Pour rendre encore service dans les cinquante ans à venir, il faut ainsi rester un essaim, se reproduisant, faisant produire plusieurs ruches, n’abandonnant que ce qui peut être suffisamment bien fait ailleurs, fidèle aux espèces amies, et résistant autant que le service le demande aux autres espèces, et aux pesticides et maladies de l’âge mûr, dont je ne donnerai qu’un exemple.

Monsanto

Le pesticide, c’est ce qu’on distribue contre les nuisibles (pests), mais qui nous tue à nous (the good guys).

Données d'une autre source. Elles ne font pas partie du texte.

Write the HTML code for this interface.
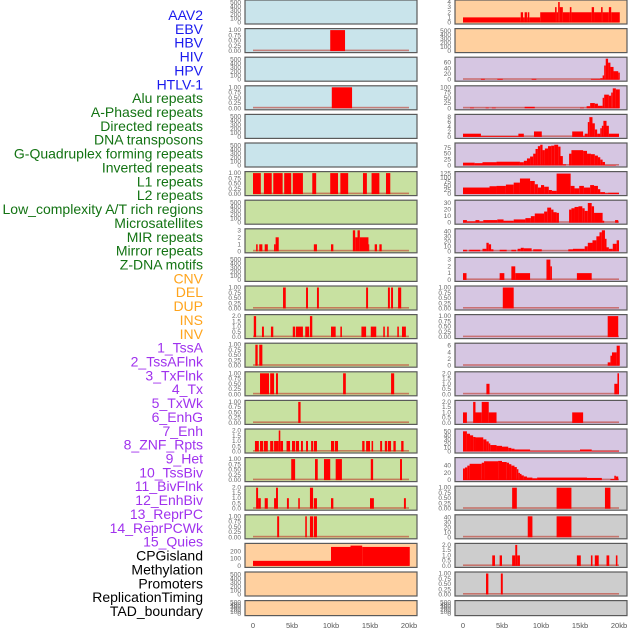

Le plus fréquent, c’est la réforme administrative. Un visiteur du soir, généralement énarque, va voir le  Premier Ministre (idem) pour proposer de réformer enfin les corps administratifs et bang ! La foudre à Jupiter frappe les corps techniques.

L’exemple des fusions des corps techniques civils, qui ont vidé la fonction publique de centaines d’ingénieurs spécialisés dans des domaines où la maîtrise d’ouvrage, la régulation, l’expertise, restaient et resteront à exercer à divers niveaux par l’Etat, doit nous faire réfléchir : plus de spécialistes des télécom, de l’aviation civile, plus d’actuaires, sans doute plus d’enseignement de la maîtrise d’ouvrage d’infrastructure aux IPEF.

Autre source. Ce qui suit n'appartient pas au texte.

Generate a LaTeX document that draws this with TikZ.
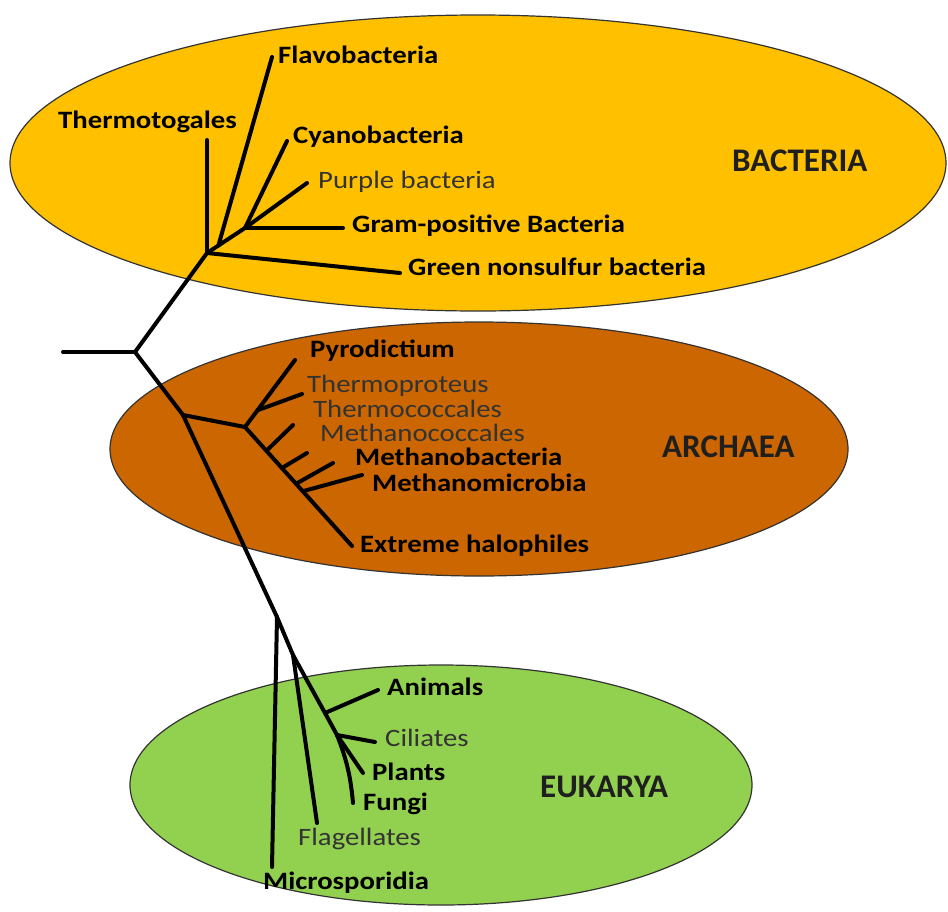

Dans ce contexte l’essaim admirable du corps des Mines, comme avant lui celui des Ponts, a plus usé de ses capacités de digestion que de ses capacités d’expansion ; mais il faut dire qu’il ne voulait pas reconstruire de ruche. C’est un migrateur. Pas nous.

Faisons-nous donc charger des missions tombées en déshérence, si l’on veut bien nous accorder les embauches nécessaires, mais n’allons surtout pas fusionner avec un essaim d’abeilles tueuses qui commenceraient par supprimer notre nécessaire diversité et se rendraient incapables d’assumer nos missions.

Bref, profitons de notre culture européenne : groupiert ! … ma non troppo.